Вода обжигала холодом, проникала под кожу, впитывалась в поры, делала ветхую ткань тряпки тяжёлой и заставляла кости ныть тупой, однообразной болью. Ариэль Коста не мыла пол – совершала ежедневный ритуал унижения, где ведро с ледяной и грязной водой служило чашей с осквернённой святыней.
Движения были лишены всякой воли: размеренные, заученные, рабские. Грубый холст платья, выданного ей, натирал кожу выше колен, оставляя красные, воспаленные полосы. Каждый мускул в пояснице кричал от протеста, выстроившись в одну напряженную, гудящую струну. Но останавливаться было непозволительно. Остановка означала бы признание – признание боли, тяжести, а значит, даровала бы ему еще одну крохотную победу. Потому тряпка без устали водила по мрамору, выписывая бессмысленные, бесконечные круги, втирая в камень запах хлорки, который давно вытеснил из обоняния все другие запахи мира. Даже запах страха.

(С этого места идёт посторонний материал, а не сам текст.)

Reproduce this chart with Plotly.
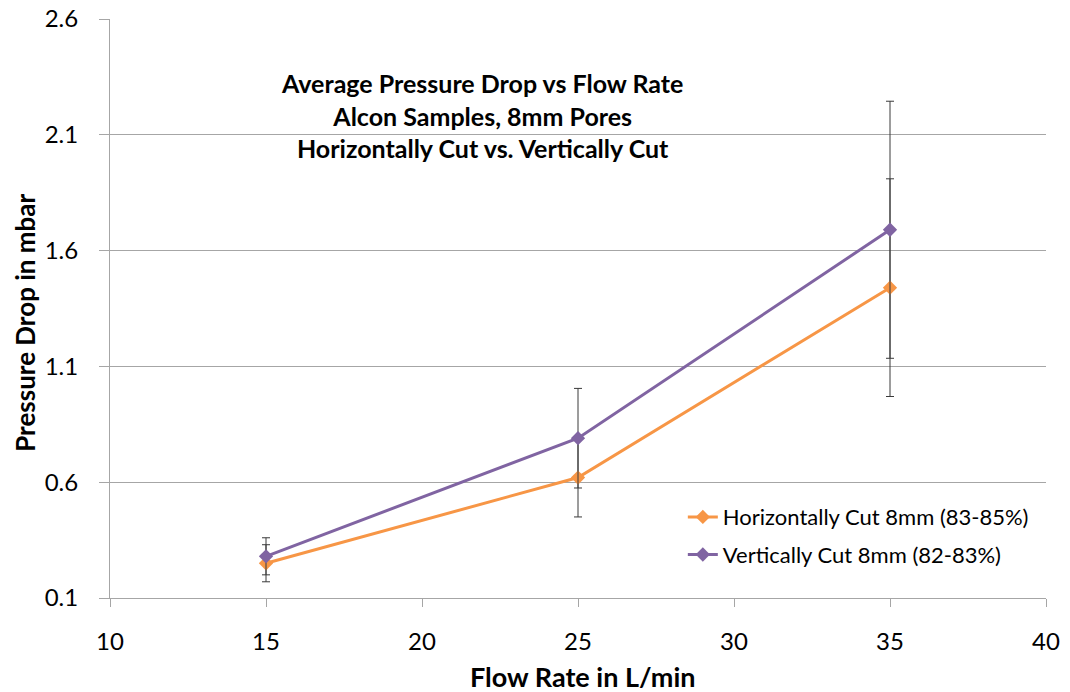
import plotly.graph_objects as go

# Flow rate (L/min) and average pressure drop (mbar) with standard deviations
flow_rate = [15, 25, 35]

horiz_name = "Horizontally Cut 8mm (83-85%)"
horiz_drop = [0.25, 0.62, 1.44]
horiz_err = [0.08, 0.17, 0.47]

vert_name = "Vertically Cut 8mm (82-83%)"
vert_drop = [0.28, 0.79, 1.69]
vert_err = [0.08, 0.215, 0.555]

title_lines = [
    "Average Pressure Drop vs Flow Rate",
    "Alcon Samples, 8mm Pores",
    "Horizontally Cut vs. Vertically Cut",
]
x_title = "Flow Rate in L/min"
y_title = "Pressure Drop in mbar"

x_ticks = [10, 15, 20, 25, 30, 35, 40]
y_ticks = [0.1, 0.6, 1.1, 1.6, 2.1, 2.6]

ORANGE = "#F79646"
PURPLE = "#8064A2"
ERR_COLOR = "#3a3a3a"
AXIS_GRAY = "#a6a6a6"
FONT = "Lato, Open Sans, sans-serif"

fig = go.Figure()

for name, ys, errs, color, group in [
    (horiz_name, horiz_drop, horiz_err, ORANGE, "horizontal"),
    (vert_name, vert_drop, vert_err, PURPLE, "vertical"),
]:
    fig.add_trace(
        go.Scatter(
            x=flow_rate,
            y=ys,
            name=name,
            legendgroup=group,
            mode="lines+markers",
            line=dict(color=color, width=3),
            marker=dict(symbol="diamond", size=11, color=color),
            error_y=dict(
                type="data",
                array=errs,
                visible=True,
                color=ERR_COLOR,
                thickness=1,
                width=4,
            ),
        )
    )

# Chart title inside the plot area
fig.add_annotation(
    text="<br>".join(f"<b>{t}</b>" for t in title_lines),
    xref="paper",
    yref="paper",
    x=0.397,
    y=0.918,
    xanchor="center",
    yanchor="top",
    showarrow=False,
    align="center",
    font=dict(family=FONT, size=25, color="black"),
)

# Axis titles
fig.add_annotation(
    text=f"<b>{x_title}</b>",
    xref="paper",
    yref="paper",
    x=0.505,
    y=-0.135,
    xanchor="center",
    yanchor="middle",
    showarrow=False,
    font=dict(family=FONT, size=27, color="black"),
)
fig.add_annotation(
    text=f"<b>{y_title}</b>",
    xref="paper",
    yref="paper",
    x=-0.091,
    y=0.475,
    xanchor="center",
    yanchor="middle",
    textangle=-90,
    showarrow=False,
    font=dict(family=FONT, size=26, color="black"),
)

fig.update_layout(
    width=1070,
    height=692,
    margin=dict(l=110, r=24, t=19, b=94, autoexpand=False),
    paper_bgcolor="white",
    plot_bgcolor="white",
    showlegend=True,
    legend=dict(
        x=0.612,
        y=0.176,
        xanchor="left",
        yanchor="top",
        bgcolor="rgba(0,0,0,0)",
        font=dict(family=FONT, size=22, color="black"),
        itemwidth=30,
        tracegroupgap=6,
    ),
    xaxis=dict(
        range=[10, 40],
        tickvals=x_ticks,
        ticktext=[str(v) for v in x_ticks],
        showgrid=False,
        zeroline=False,
        showline=True,
        linecolor=AXIS_GRAY,
        linewidth=1,
        ticks="outside",
        ticklen=8,
        tickcolor=AXIS_GRAY,
        ticklabelstandoff=14,
        automargin=False,
        tickfont=dict(family=FONT, size=24, color="black"),
    ),
    yaxis=dict(
        range=[0.1, 2.6],
        tickvals=y_ticks,
        ticktext=[f"{v:.1f}" for v in y_ticks],
        showgrid=True,
        gridcolor=AXIS_GRAY,
        gridwidth=1,
        zeroline=False,
        showline=True,
        linecolor=AXIS_GRAY,
        linewidth=1,
        ticks="outside",
        ticklen=10,
        tickcolor=AXIS_GRAY,
        ticklabelstandoff=16,
        automargin=False,
        tickfont=dict(family=FONT, size=24, color="black"),
    ),
)

fig.write_html("out.html")
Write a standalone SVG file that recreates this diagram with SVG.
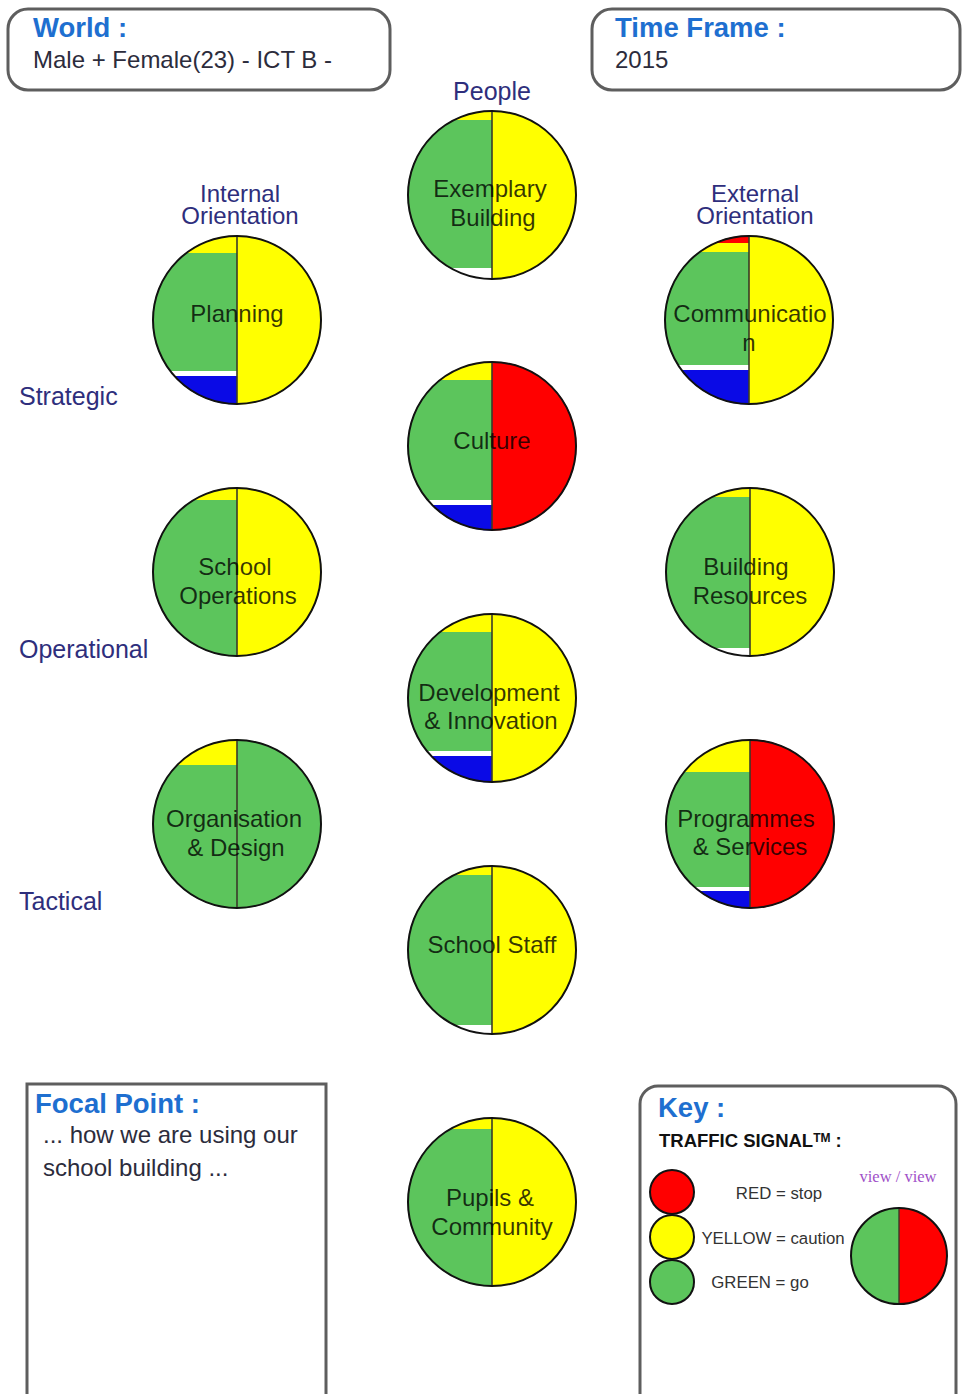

Особняк дышал чужим, враждебным дыханием, где-то далеко, за тяжелыми дубовыми дверями гостиной, доносились приглушенные голоса, мужской смех, лязг стекла о стекло. Они пили, постоянно пили. Дорогой виски отца из хрустальных графинов матери. Этот звук стал саундтреком нового существования – вечным праздником победителей на костях побежденных.
Взгляд сосредоточился на узоре мрамора. «Арабескато…» – прошептала беззвучно, одними губами. Итальянская разновидность, добываемая в карьере близ Каррары. Белый фон, прожилки приглушенного серого и едва уловимое, словно призрак, мерцание золота. Отец выбирал его лично, говорил, что это – застывшее небо перед грозой. И вот, она водила по этому небу мокрой тряпкой, и казалось, что стирает звезды, стирает саму память о почившем доне Коста. Распухшие от воды пальцы наткнулись на едва заметную щербинку, небольшую трещинку, в которую всегда забивалась грязь. Ледяной укол пронзил воспоминание – резкий и безжалостный.
Ариэль неслась на роликах по отполированному до зеркального блеска полу, раскинув руки, словно птица. Девять лет, и весь мир лежал у ног, сияющий и принадлежащий ей. Крик восторга застрял в горле, когда колесо зацепилось за край ковра. Неловкое падение, скрежет, от которого заныли зубы, резкая боль в колене. И этот звук – ужасный, необратимый звук раскалывающегося камня. Лежала, боясь пошевелиться, глядя на зияющую трещину в идеальном мраморе, и ждала гнева. Ждала, что сейчас прибегут охранники, служанки, что отец… Но отец подошел не спеша, опустился на корточки, и дорогие туфли оказались на одном уровне с заплаканными глазами. Он не смотрел на пол, смотрел на свою любимую дочь, которая заменила ему все радости жизни, которые он на мгновение потерял из-за смерти жены при родах. Большие, теплые руки подхватили, подняли на ноги.
– Ничего, сокровище мое, – голос был спокоен и полон скрытой улыбки. – Ничего, это теперь наша с тобой тайна. Самая дорогая трещина во всем мире. Ты ее сделала, значит, она особенная.
Отец не отругал, просто позвал мастера, который аккуратно заполнил скол прозрачной смолой, и с тех пор только они вдвоем знали, где он находится. Тайна, сокровище.
Теперь же это была просто щель, которую его дочь обязана была каждый день оттирать от грязи.
Возвращение в реальность всегда приходило не через плавный переход, а болезненным толчком. Громкий, развязный смех из-за двери внезапно стал ближе – кто-то вышел в холл. Ариэль съежилась, вжалась в себя, стараясь стать еще меньше, еще незаметнее, сердце заколотилось где-то в горле, глухо и часто, точно птица в клетке. «Призрак, – судорожно пронеслось в сознании. Я призрак. Призраков не замечают. Призраки не существуют».